Après la digression électronique qu’avait été le diptyque de ses albums 1. Outside et Earthling David Bowie se livre, avec Hours… , à un véritable retour aux fondamentaux qui ont forgé sa légende de dandy de la pop au cours des dernières décennies. Si aujourd’hui cet album est malaimé et ignoré, c’est peut-être simplement dû au fait que ses fans de la première heure ne lui ont pas pardonné les deux albums précédents, ceux par contre qui l’ont découvert avec ceux-là se sont détournés de lui à son écoute.
Il y a pourtant tout Bowie dans cet album, l’artiste d’une classe folle que chacun sait, cette voix absolument unique et brillante qui résonne longtemps après la fin du disque, la pop maîtrisée dans tout ce qu’elle a d’envoutant. Le morceau qui ouvre ce disque en est la parfaite illustration, balade pop qui emporte l’adhésion dès les premières mesures et laisse présager l’excellent moment que nous allons passer. Alors oui, les synthétiseurs sont encore bien présents, mais ils ne sonnent ni comme un vieux Bontempi des années 80, ni comme de la techno des années 90. Bowie s’est enfin approprié l’instrument pour lui apprendre à murmurer plus en douceur à l’oreille des mélomanes. S’ensuivent des chansons qui, si elles n’ont pas l’audace des deux précédents disques, vont quand même explorer la musique jusqu’en Asie.
Bowie n’oublie pas non plus ces chansons terriblement émouvantes dont il a le secret, celles où son chant de fait plainte, comme sur If I’m dreaming My Life (magnifique chanson !), lorsque son timbre de voix nous arracherait des larmes à force d’incarner un chanteur au bord de la rupture. Il nous prend parfois par surprise, n’oubliant pas non plus que l’instrument n’est pas qu’électronique, comme sur Seven, superbe balade à la guitare sèche, peut-être une de ces chansons les plus touchantes qui rappelle Starman par cette voix posée et cette mélodie doucement ryhtmée. La mélancolie, plus que la tristesse, transpire de cette chanson et impose un silence presque religieux.

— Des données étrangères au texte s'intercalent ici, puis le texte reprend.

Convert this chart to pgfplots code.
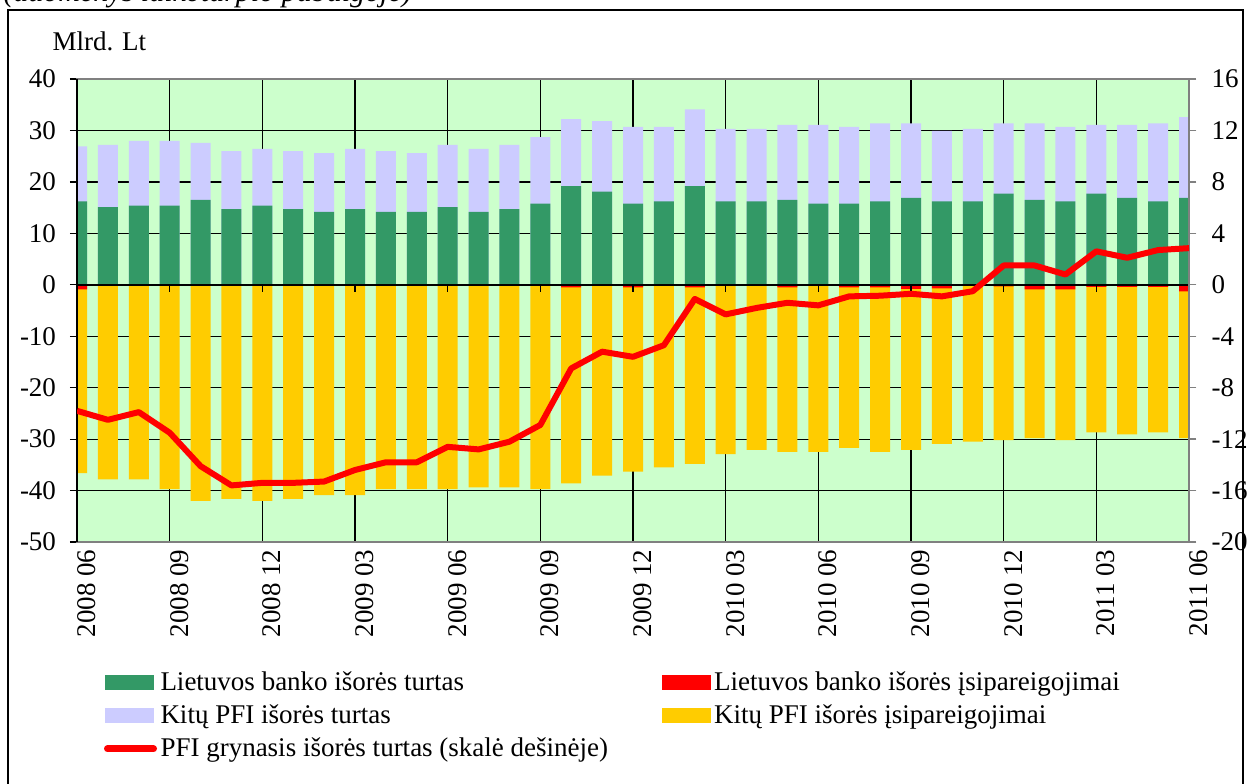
\documentclass[border=0pt]{standalone}
\usepackage{fontspec}
\setmainfont{Liberation Serif}
\usepackage{pgfplots}
\pgfplotsset{compat=1.18}
\usepackage{pgfplotstable}

\definecolor{bg}{HTML}{CCFFCC}
\definecolor{lbgreen}{HTML}{339966}
\definecolor{lav}{HTML}{CCCCFF}
\definecolor{yel}{HTML}{FFCC00}
\definecolor{axgray}{HTML}{808080}

\pgfplotstableread{
i g tot r neg net
0 16.2 26.9 -0.9 -36.6 -9.8
1 15.1 27.2 -0.1 -37.8 -10.5
2 15.4 28.0 -0.1 -37.8 -9.9
3 15.4 28.0 -0.1 -39.7 -11.5
4 16.5 27.6 -0.1 -42.0 -14.1
5 14.7 26.0 -0.1 -41.6 -15.6
6 15.4 26.4 -0.1 -42.0 -15.4
7 14.7 26.0 -0.1 -41.6 -15.4
8 14.2 25.6 -0.1 -40.9 -15.3
9 14.7 26.4 -0.1 -40.9 -14.4
10 14.2 26.0 -0.1 -39.7 -13.8
11 14.2 25.6 -0.1 -39.7 -13.8
12 15.1 27.2 -0.1 -39.7 -12.6
13 14.2 26.4 -0.1 -39.4 -12.8
14 14.7 27.2 -0.1 -39.4 -12.2
15 15.8 28.7 -0.2 -39.7 -10.9
16 19.2 32.2 -0.5 -38.6 -6.5
17 18.1 31.8 -0.2 -37.1 -5.2
18 15.8 30.7 -0.5 -36.3 -5.6
19 16.2 30.7 -0.2 -35.5 -4.7
20 19.2 34.1 -0.5 -34.8 -1.1
21 16.2 30.3 -0.2 -32.9 -2.3
22 16.2 30.3 -0.2 -32.1 -1.8
23 16.5 31.1 -0.5 -32.5 -1.4
24 15.8 31.1 -0.2 -32.5 -1.6
25 15.8 30.7 -0.5 -31.7 -0.9
26 16.2 31.4 -0.5 -32.5 -0.85
27 16.9 31.4 -0.8 -32.1 -0.7
28 16.2 29.9 -0.7 -30.9 -0.9
29 16.2 30.3 -0.2 -30.5 -0.5
30 17.7 31.4 -0.3 -30.2 1.5
31 16.5 31.4 -0.9 -29.8 1.5
32 16.2 30.7 -0.9 -30.2 0.8
33 17.7 31.1 -0.4 -28.7 2.6
34 16.9 31.1 -0.4 -29.1 2.1
35 16.2 31.4 -0.4 -28.7 2.7
36 16.9 32.6 -1.3 -29.8 2.85
}\data

\newcommand{\lfont}{\fontsize{10.8}{13}\selectfont}

\begin{document}
\begin{tikzpicture}[font=\lfont]
\useasboundingbox (0,0) rectangle (500pt,-313.2pt);
\draw[line width=0.5pt] (3.2pt,-4pt) rectangle (497.2pt,-330pt);
\node[anchor=base west, inner sep=0pt, font=\itshape\fontsize{12}{14}\selectfont] at (1.2pt,-0.6pt) {(duomenys laikotarpio pabaigoje)};
\node[anchor=base west, inner sep=0pt] at (20.8pt,-20pt) {Mlrd. Lt};

\begin{axis}[
  at={(30.8pt,-216.8pt)}, anchor=south west,
  scale only axis, width=444.8pt, height=185.2pt,
  xmin=0, xmax=36, ymin=-50, ymax=40,
  ytick={-50,-40,...,40},
  yticklabels={-50,-40,-30,-20,-10,0,10,20,30,40},
  xtick={0,3,...,36},
  xticklabels={2008 06,2008 09,2008 12,2009 03,2009 06,2009 09,2009 12,2010 03,2010 06,2010 09,2010 12,2011 03,2011 06},
  tick label style={font=\lfont},
  x tick label style={rotate=90, anchor=east, inner sep=0pt, yshift=-3.8pt},
  yticklabel style={inner sep=0pt, xshift=-5.4pt},
  grid=major, grid style={black, line width=0.5pt},
  axis background/.style={fill=bg},
  axis line style={axgray, line width=0.6pt},
  tick align=outside,
  major tick length=2.8pt,
  ytick style={black, line width=0.5pt},
  xtick style={draw=none},
  ybar, bar width=8pt, bar shift=0pt,
  clip mode=individual,
  legend columns=2,
  legend cell align=left,
  legend style={at={(rel axis cs:0,0)}, anchor=north west, xshift=10.6pt, yshift=-50.2pt,
    draw=none, fill=none, inner sep=0pt, font=\lfont,
    nodes={inner sep=1.4pt},
    row sep=1.4pt,
    /tikz/every even column/.append style={column sep=20pt}},
]
\addlegendimage{legend image code/.code={\fill[lbgreen] (0pt,-2.8pt) rectangle (19.2pt,2.8pt);}}
\addlegendentry{Lietuvos banko išorės turtas}
\addlegendimage{legend image code/.code={\fill[red] (0pt,-2.8pt) rectangle (19.2pt,2.8pt);}}
\addlegendentry{Lietuvos banko išorės įsipareigojimai}
\addlegendimage{legend image code/.code={\fill[lav] (0pt,-2.8pt) rectangle (19.2pt,2.8pt);}}
\addlegendentry{Kitų PFI išorės turtas}
\addlegendimage{legend image code/.code={\fill[yel] (0pt,-2.8pt) rectangle (19.2pt,2.8pt);}}
\addlegendentry{Kitų PFI išorės įsipareigojimai}
\addlegendimage{legend image code/.code={\draw[red, line width=2.8pt, line cap=round] (0.8pt,0pt) -- (19.2pt,0pt);}}
\addlegendentry{PFI grynasis išorės turtas (skalė dešinėje)}

\addplot[fill=lav, draw=none, forget plot] table[x=i,y=tot]{\data};
\addplot[fill=lbgreen, draw=none, forget plot] table[x=i,y=g]{\data};
\addplot[fill=yel, draw=none, forget plot] table[x=i,y=neg]{\data};
\addplot[fill=red, draw=none, forget plot] table[x=i,y=r]{\data};

\draw[black, line width=0.6pt] (axis cs:0,0) -- (axis cs:36,0);
\pgfplotsinvokeforeach{3,6,...,33}{\draw[black, line width=0.5pt] (axis cs:#1,0) -- ++(0pt,-2.8pt);}
\draw[black, line width=0.6pt] (rel axis cs:0,0) -- (rel axis cs:0,1);
\end{axis}

\begin{axis}[
  at={(30.8pt,-216.8pt)}, anchor=south west,
  scale only axis, width=444.8pt, height=185.2pt,
  xmin=0, xmax=36, ymin=-20, ymax=16,
  ytick={-20,-16,...,16},
  yticklabels={-20,-16,-12,-8,-4,0,4,8,12,16},
  axis y line*=right, axis x line=none,
  tick label style={font=\lfont},
  yticklabel style={inner sep=0pt, xshift=6pt, anchor=west},
  y axis line style={axgray, line width=0.6pt},
  ytick style={axgray, line width=0.5pt},
  tick align=outside,
  major tick length=2.8pt,
]
\addplot[red, line width=2.4pt, line join=round] table[x=i,y=net]{\data};
\end{axis}
\end{tikzpicture}
\end{document}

Hours… n’est pas le plus grand chef-d’œuvre de Bowie, mais il fait écho à plusieurs moments de sa carrière et remonte très loin aux origines musicales du dandy. Pour peu qu’on veuille bien se réconcilier avec lui, cet album pourrait bien être celui de la concorde entre fans de cinquante ans et fans de vingt ans. C’est là que s’illustre son talent, celui d’avoir été un artiste inaltérable, capable en s’imprégnant des musiques qu’il croise, de devenir une référence pour la plupart des mélomanes et des générations, il nous en lance ici au visage la plus magistrale des démonstrations.